How Long You Should Rest Between Sets

rest between sets

Q: I’ve heard a lot of different opinions on how long you should rest between sets. Can you set the record straight on how long to rest between sets for best results in terms of muscle gain.

A: There are certainly a lot of theories when it comes to this subject. In reality a lot of trainers end up spending too much time resting between sets because they’re socializing rather than staying focused on the workout. That aside, however, the bottom line on rest betweens sets is that no two bodies are alike. The recovery between sets that you require is probably quite different than what I need. To determine how much your unique recovery system requires, you need to be totally switched into your training. If you misgauge your rest period, your workout will suffer. Too long a rest and you’ll lose the cumulative intensity effect (not to mention your pump). Of course you not only want to recover strength between sets, but you also want to build upon that last set in terms of intensity. Imagine a stair step effect where one set follows the last and pushes the intensity level ever higher.

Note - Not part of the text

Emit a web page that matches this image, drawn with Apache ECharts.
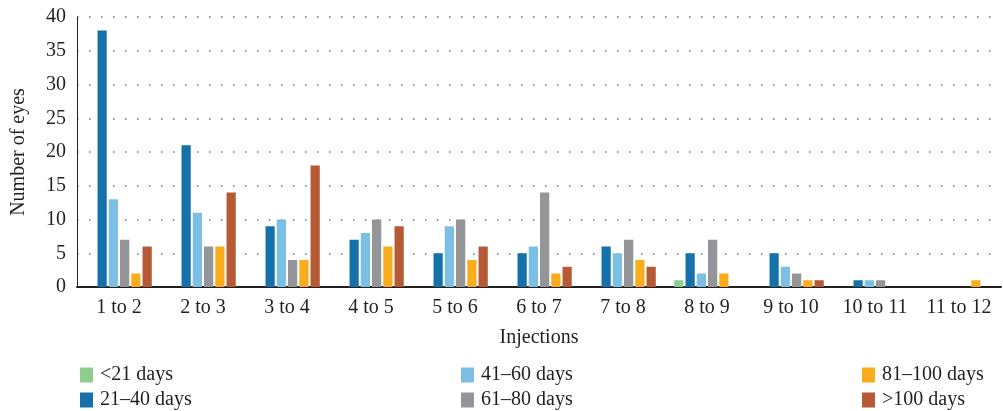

Too long a rest and the downward path of the step will return to the start position. The result will be that the intensity threshold never rises above the level of the first set. But if the second set begins before the step returns to its start position, the intensity level will be pushed higher on each succeeding set. Too short a rest period and you won’t be able to function at your best during the upcoming set. So, keeping in mind what we’ve just said about individual recovery responses, studies on work out recovery suggest that the ideal in-between rest period is between 60 and 90 seconds. Of course, a lot of trainers have much shorter rest periods than that, some as short as 15 seconds. It is pretty clear, however, that such short rest periods, while allowing for an intense work-out will not allow sufficient strength recovery to lift heavy on the subsequent set(keep in mind that intensity techniques like drop sets are counted as one extended set).

The key to resting between sets, then, is to gauge where in the 60 to 90 second rest range your unique recovery system operates at its best. Spend that time between sets focusing on the feel in the muscle. Do some isometric contraction on the working muscle and focus on what you are going to achieve on the upcoming set. In other words, stay in the zone and make the most of every second of your workout time.